Esta mañana en la Plaza de San Pedro en Roma es un día de Madrid; una fecha que quedará grabada en los Anales de nuestra archidiócesis con las mejores letras y caracteres con los que suele escribirse la vida de la Iglesia: la de los santos. Nunca en su reciente historia se había hecho presente Madrid junto al Santo Padre con una ofrenda tan limpia y evangélica, tan fecunda para toda la Iglesia, como la de sus once hijas que hoy van a ser elevadas al honor de los altares.
La Iglesia particular de Madrid presenta al que preside a la Iglesia universal en la caridad el testimonio heroico de santidad vivida por once mujeres consagradas a Dios en un pasado muy próximo a nosotros. Dieron su testimonio de forma notoria y ejemplar para toda la comunidad eclesial e incluso la propia comunidad humana. La Iglesia, Una, Santa, Católica y Apostólica, muestra así al mundo, una vez más, las pruebas más fehacientes de que Jesucristo ha resucitado y de que sigue vivo como Señor, Cabeza, Esposo y Pastor de su Iglesia, a la que ha enviado su Espíritu, el Espíritu Santo, que lo llena y penetra todo. Estas pruebas son ellas: las de sus vidas, en las que refulge la perfección de la caridad, la humanidad nueva, que brota de la persona gloriosa de Jesucristo resucitado.
He aquí el motivo hondo de nuestro gozo y de nuestra acción de gracias en esta luminosa mañana: tan madrileña, tan española y tan universal. Las razones de nuestra alegría pueden parecer poco comprensibles a los ojos de la sola razón humana, máxime cuando se opera con ella tan rnstrumental y pragmáticamente como ahora, pero resultan patentes y evidentes para el que vea este acontecimiento con la luz de la fe, la única que permite escrutar y contemplar su dimensión íntima y verda-dera, la de su valor espiritual en el sentido más teológico de la palabra.
En un domingo que cierra una semana de acontecimientos tan trascendentales para el futuro de Europa y tan dolorosos para España, podría parecer una evasión o, en el mejor de los casos, una divagación superficial centrar nuestra atención en la celebración de esta mañana en Roma. En realidad ocurre todo lo contrario, puesto que ellas nos alertan y nos alientan a elegir el camino de la inmolación por amor o, lo que es lo mismo, a acertar con el verdadero valor de la vida en este mundo: el que la pierde por Cristo, amando a sus hermanos, la gana para la eternidad; el que pretende ganarla, contra Cristo y contra el amor a sus hermanos, la perderá para siempre.
EN LA EUROPA DEL EURO
La Europa del euro tendrá futuro si se pone al servicio de una Europa del hombre, en la que la luz y la fuerza del amor de Cristo conformen su alma, su cultura, sus relaciones sociales, su vida en común.
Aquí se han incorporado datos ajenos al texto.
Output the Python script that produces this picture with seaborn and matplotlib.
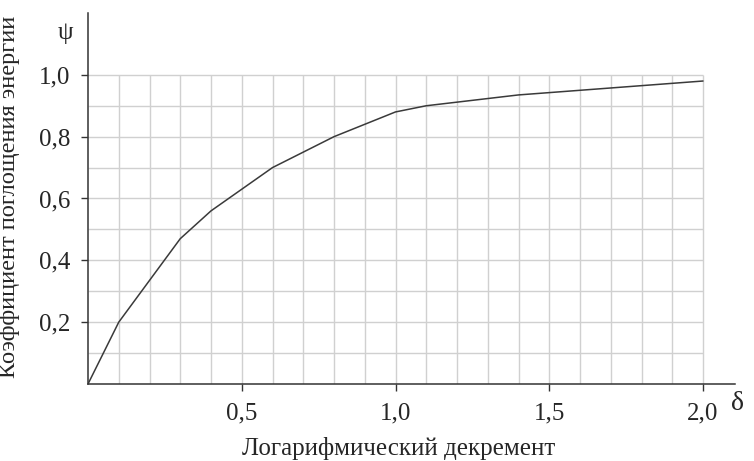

El terrible terrorismo de ETA tocará a su fin cuando nos decidamos todos a colocar el respeto y amor a toda y a cualquier persona humana por encima de nuestros intereses políticos, culturales, sociales y económicos. Ningún bien u objetivo personal o colectivo que pretenda sobreponerse a la dignidad, a la vida y a los derechos fundamentales de la persona humana, agrediéndolos o menospreciándolos, merecerá o recibirá otra respuesta que la condena de parte de Dios. El ejemplo de nuestras once nuevas Beatas madrileñas nos enseña, con el acento tan pascual del martirio, que la victoria, siempre e irrevocablemente, será de la Cruz gloriosa de Jesucristo resucitado.